• Directive
Retype, exactly as they stand, the lines from the start of the data to the line that contains "import plotly.graph_objects as go", both ends included. Leave the pictures out.
##### Material
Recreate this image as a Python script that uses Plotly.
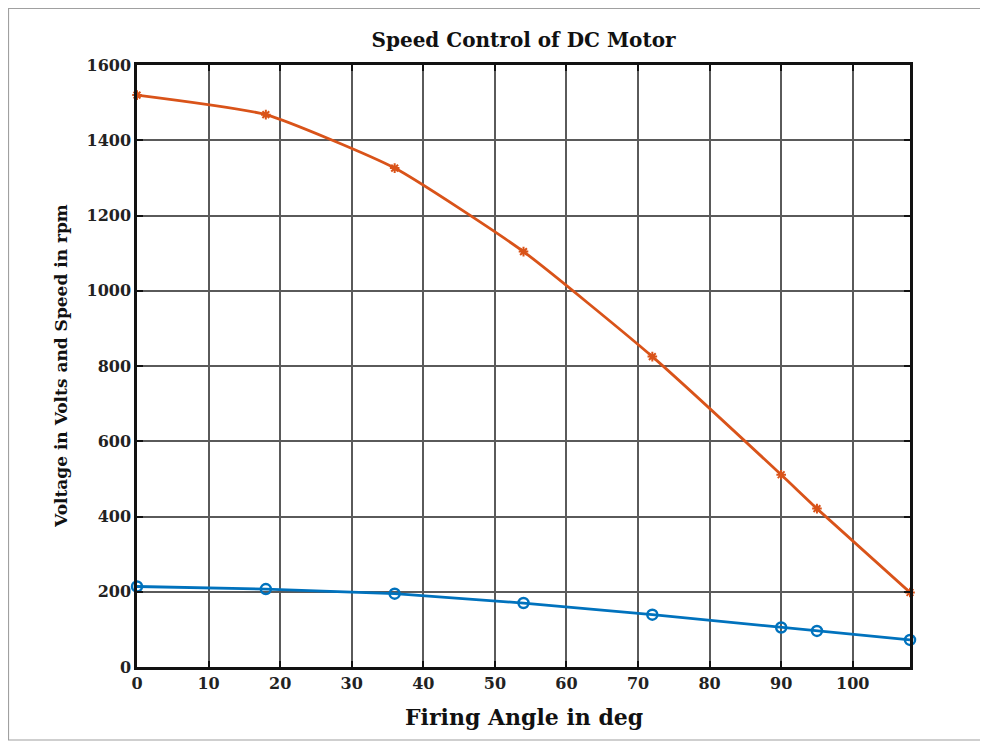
import plotly.graph_objects as go

angle = [0, 18, 36, 54, 72, 90, 95, 108]
speed = [1520, 1468, 1326, 1104, 825, 511, 421, 198]
voltage = [214, 207, 195, 170, 139, 105, 96, 72]
x_ticks = [0, 10, 20, 30, 40, 50, 60, 70, 80, 90, 100]
y_ticks = [0, 200, 400, 600, 800, 1000, 1200, 1400, 1600]

# page body has an 8px margin, so figure coordinates are offset by 8px
W, H = 980, 734
L, R, T, B = 129, 902, 57, 659

font_fam = "DejaVu Serif, Liberation Serif, serif"

fig = go.Figure()
fig.add_trace(go.Scatter(
    x=angle, y=speed, mode="lines+markers",
    line=dict(color="#D95319", width=2.8, shape="spline", smoothing=0.5),
    marker=dict(symbol="asterisk-open", size=8, color="#D95319",
                line=dict(color="#D95319", width=2)),
    showlegend=False, cliponaxis=False))
fig.add_trace(go.Scatter(
    x=angle, y=voltage, mode="lines+markers",
    line=dict(color="#0072BD", width=2.8),
    marker=dict(symbol="circle-open", size=10, color="#0072BD",
                line=dict(color="#0072BD", width=2.5)),
    showlegend=False, cliponaxis=False))

def px(x):
    return (x - L) / (R - L)

def py(y):
    return (B - y) / (B - T)

fig.add_shape(type="rect", xref="paper", yref="paper",
              x0=px(0.5), x1=px(990), y0=py(0.5), y1=py(732),
              line=dict(color="#a0a0a0", width=1.2), layer="below")

fig.add_annotation(text="<b>Firing Angle in deg</b>", xref="paper", yref="paper",
                   x=0.5, y=py(709), xanchor="center", yanchor="middle",
                   showarrow=False, font=dict(size=22, family=font_fam, color="#111"))
fig.add_annotation(text="<b>Voltage in Volts and Speed in rpm</b>", xref="paper", yref="paper",
                   x=px(53), y=0.5, xanchor="center", yanchor="middle", textangle=-90,
                   showarrow=False, font=dict(size=17, family=font_fam, color="#111"))

fig.update_layout(
    width=W, height=H,
    margin=dict(l=L, r=W - R, t=T, b=H - B),
    paper_bgcolor="white", plot_bgcolor="white",
    font=dict(family=font_fam, color="#1a1a1a"),
    title=dict(text="<b>Speed Control of DC Motor</b>", x=(L + R) / 2 / W,
               xanchor="center", y=1 - 32 / H, yanchor="middle",
               font=dict(size=20, family=font_fam, color="#111")),
)
fig.update_xaxes(
    range=[0, 108], tickvals=x_ticks, ticktext=[f"<b>{v}</b>" for v in x_ticks],
    showgrid=True, gridcolor="#5a5a5a", gridwidth=2.2,
    showline=True, linecolor="#111", linewidth=2.5, mirror="ticks",
    ticks="inside", ticklen=6, tickwidth=2, tickcolor="#111",
    tickfont=dict(size=16, family=font_fam, color="#222"),
    zeroline=False)
fig.update_yaxes(
    range=[0, 1600], tickvals=y_ticks, ticktext=[f"<b>{v}</b>" for v in y_ticks],
    showgrid=True, gridcolor="#5a5a5a", gridwidth=2.2,
    showline=True, linecolor="#111", linewidth=2.5, mirror="ticks",
    ticks="inside", ticklen=6, tickwidth=2, tickcolor="#111",
    tickfont=dict(size=16, family=font_fam, color="#222"),
    zeroline=False)

fig.write_html("out.html")
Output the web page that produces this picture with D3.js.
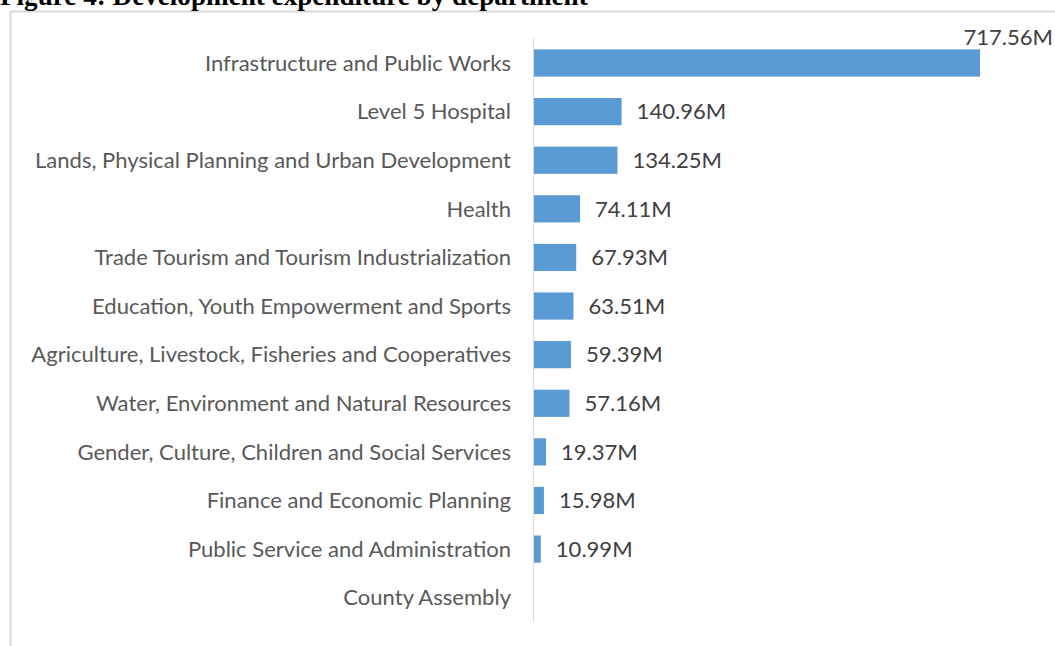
<!DOCTYPE html>
<html>
<head>
<meta charset="utf-8">
<script src="https://cdn.jsdelivr.net/npm/d3@7"></script>
<style>
  html, body { margin: 0; padding: 0; background: #ffffff; }
  svg { display: block; }
</style>
</head>
<body>
<svg id="chart" width="1055" height="646"></svg>
<script>
// Development expenditure by department (KES, millions)
const departments = [
  "Infrastructure and Public Works",
  "Level 5 Hospital",
  "Lands, Physical Planning and Urban Development",
  "Health",
  "Trade Tourism and Tourism Industrialization",
  "Education, Youth Empowerment and Sports",
  "Agriculture, Livestock, Fisheries and Cooperatives",
  "Water, Environment and Natural Resources",
  "Gender, Culture, Children and Social Services",
  "Finance and Economic Planning",
  "Public Service and Administration",
  "County Assembly"
];
const expenditure = [717.56, 140.96, 134.25, 74.11, 67.93, 63.51, 59.39, 57.16, 19.37, 15.98, 10.99, null];
const axisMax = 800;

const W = 1055, H = 646;
const svg = d3.select("#chart");
const labelFont = "Lato, 'Open Sans', 'Noto Sans', sans-serif";

// Frame around the chart area
svg.append("line").attr("x1", 10.5).attr("x2", 10.5).attr("y1", 11).attr("y2", H)
  .attr("stroke", "#d9d9d9").attr("stroke-width", 2);
svg.append("line").attr("x1", 10).attr("x2", W).attr("y1", 11.5).attr("y2", 11.5)
  .attr("stroke", "#d9d9d9").attr("stroke-width", 2);

// Caption above the frame
const title = svg.append("text")
  .attr("x", 0).attr("y", 5)
  .attr("font-family", "'Liberation Serif', 'Times New Roman', serif")
  .attr("font-weight", "bold")
  .attr("font-size", 21)
  .attr("fill", "#000")
  .text("Figure 4: Development expenditure by department");
{
  const w = title.node().getComputedTextLength();
  title.attr("font-size", 21 * 588 / w);
}

const data = departments.map((d, i) => ({ name: d, value: expenditure[i] }));

const y = d3.scaleBand().domain(departments).range([38.7, 622]).paddingInner(0.44).paddingOuter(0.22);
const x = d3.scaleLinear().domain([0, axisMax]).range([534, 534 + 800 * (446 / 717.56)]);

// Category labels
const cats = svg.append("g");
cats.selectAll("text").data(data).join("text")
  .attr("x", 511)
  .attr("y", d => y(d.name) + y.bandwidth() / 2)
  .attr("dy", "0.35em")
  .attr("text-anchor", "end")
  .attr("font-family", labelFont)
  .attr("font-size", 19)
  .attr("fill", "#595959")
  .text(d => d.name);
{
  const longest = d3.max(cats.selectAll("text").nodes(), n => n.getComputedTextLength());
  cats.selectAll("text").attr("font-size", 19 * 480 / longest);
}
const fs = +cats.select("text").attr("font-size");

// Bars
svg.append("g").selectAll("rect").data(data.filter(d => d.value != null)).join("rect")
  .attr("x", x(0))
  .attr("y", d => y(d.name))
  .attr("width", d => x(d.value) - x(0))
  .attr("height", y.bandwidth())
  .attr("fill", "#5b9bd5");

// Vertical category axis line
svg.append("line")
  .attr("x1", x(0) - 0.5).attr("x2", x(0) - 0.5)
  .attr("y1", 38).attr("y2", 622)
  .attr("stroke", "#d9d9d9").attr("stroke-width", 1);

// Value labels: outside the bar end, or above the bar when there is no room
const vals = svg.append("g");
vals.selectAll("text").data(data.filter(d => d.value != null)).join("text")
  .attr("font-family", labelFont)
  .attr("font-size", fs)
  .attr("fill", "#404040")
  .text(d => d3.format(".2f")(d.value) + "M")
  .each(function(d) {
    const t = d3.select(this);
    const w = this.getComputedTextLength();
    const xs = x(d.value) + 15;
    if (xs + w > W - 2) {
      t.attr("x", W - 2).attr("text-anchor", "end")
       .attr("y", y(d.name) - 4);
    } else {
      t.attr("x", xs).attr("text-anchor", "start")
       .attr("y", y(d.name) + y.bandwidth() / 2).attr("dy", "0.35em");
    }
  });
</script>
</body>
</html>
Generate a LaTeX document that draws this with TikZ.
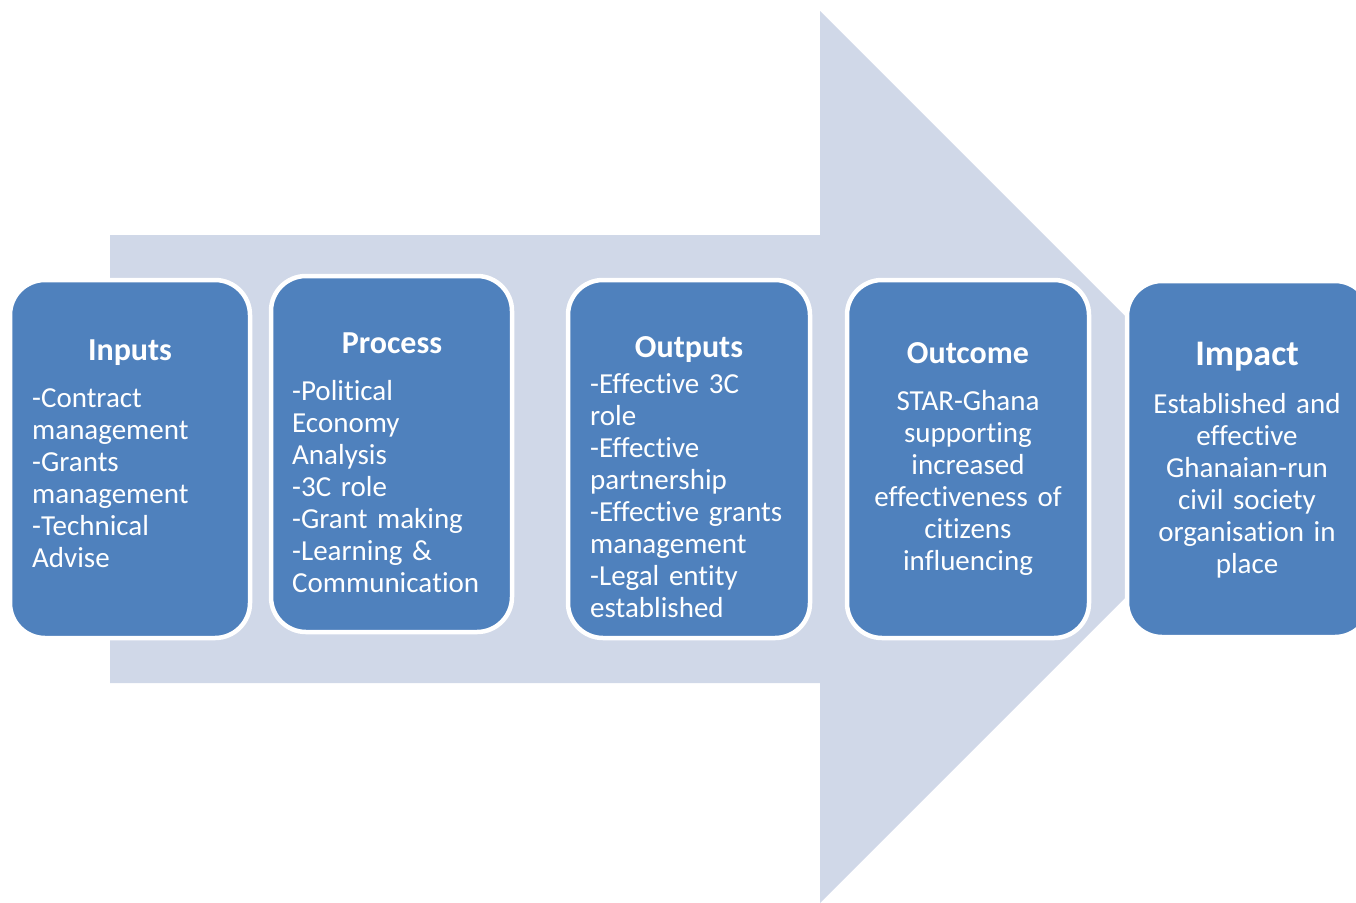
\documentclass[tikz,border=0pt]{standalone}
\usepackage{fontspec}
\setmainfont{Carlito}[Ligatures={NoCommon,NoContextual,NoRequired,NoDiscretionary}]
\definecolor{boxblue}{HTML}{4F81BD}
\definecolor{arrowgrey}{HTML}{D0D8E8}
\begin{document}
\begin{tikzpicture}[x=1pt,y=-1pt,
  stagebox/.style={rectangle, rounded corners=35pt, fill=boxblue, draw=white,
    line width=4.5pt, inner sep=0pt, outer sep=0pt},
  stagetitle/.style={text=white, font=\fontsize{32}{38}\selectfont\bfseries,
    inner sep=0pt, anchor=base},
  listtext/.style={text=white, font=\fontsize{29}{32}\selectfont, inner sep=0pt,
    align=left, anchor=base west, text width=230pt},
  centretext/.style={text=white, font=\fontsize{29}{32}\selectfont, inner sep=0pt,
    align=center, anchor=base, text width=230pt}]
\useasboundingbox (0,0) rectangle (1356,902);
\clip (0,0) rectangle (1356,902);

% background block arrow
\fill[arrowgrey] (110,235) -- (820,235) -- (820,11) -- (1266,457)
  -- (820,903) -- (820,683) -- (110,683) -- cycle;

% stage boxes
\node[stagebox, minimum width=240pt, minimum height=358pt] (inputs)  at (130,459) {};
\node[stagebox, minimum width=241pt, minimum height=356pt] (process) at (391.5,454) {};
\node[stagebox, minimum width=242pt, minimum height=358pt] (outputs) at (689,459) {};
\node[stagebox, minimum width=242pt, minimum height=358pt] (outcome) at (968,459) {};
\node[stagebox, minimum width=243pt, minimum height=356pt] (impact)  at (1248.5,459) {};

% titles
\node[stagetitle] (inputsT)  at (130,360) {Inputs};
\node[stagetitle] (processT) at (392,353) {Process};
\node[stagetitle] (outputsT) at (689,357) {Outputs};
\node[stagetitle] (outcomeT) at (968,363) {Outcome};
\node[stagetitle, font=\fontsize{36}{42}\selectfont\bfseries] (impactT) at (1247,365) {Impact};

% contents
\node[listtext] (inputsB) at (32,407) {-Contract\\management\\-Grants\\management\\-Technical\\Advise};
\node[listtext] (processB) at (292,400) {-Political\\Economy\\Analysis\\-3C role\\-Grant making\\-Learning \&\\Communica\kern0pt tion};
\node[listtext] (outputsB) at (590,393) {-Effective 3C\\role\\-Effective\\partnership\\-Effective grants\\management\\-Legal entity\\established};
\node[centretext] (outcomeB) at (968,410) {STAR-Ghana\\supporting\\increased\\effectiveness of\\ci\kern0pt tizens\\influencing};
\node[centretext] (impactB) at (1247,413) {Established and\\effective\\Ghanaian-run\\civil society\\organisation in\\place};
\end{tikzpicture}
\end{document}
##########
• The completed task
Recreate this image as a Python script that uses Plotly.
import plotly.graph_objects as go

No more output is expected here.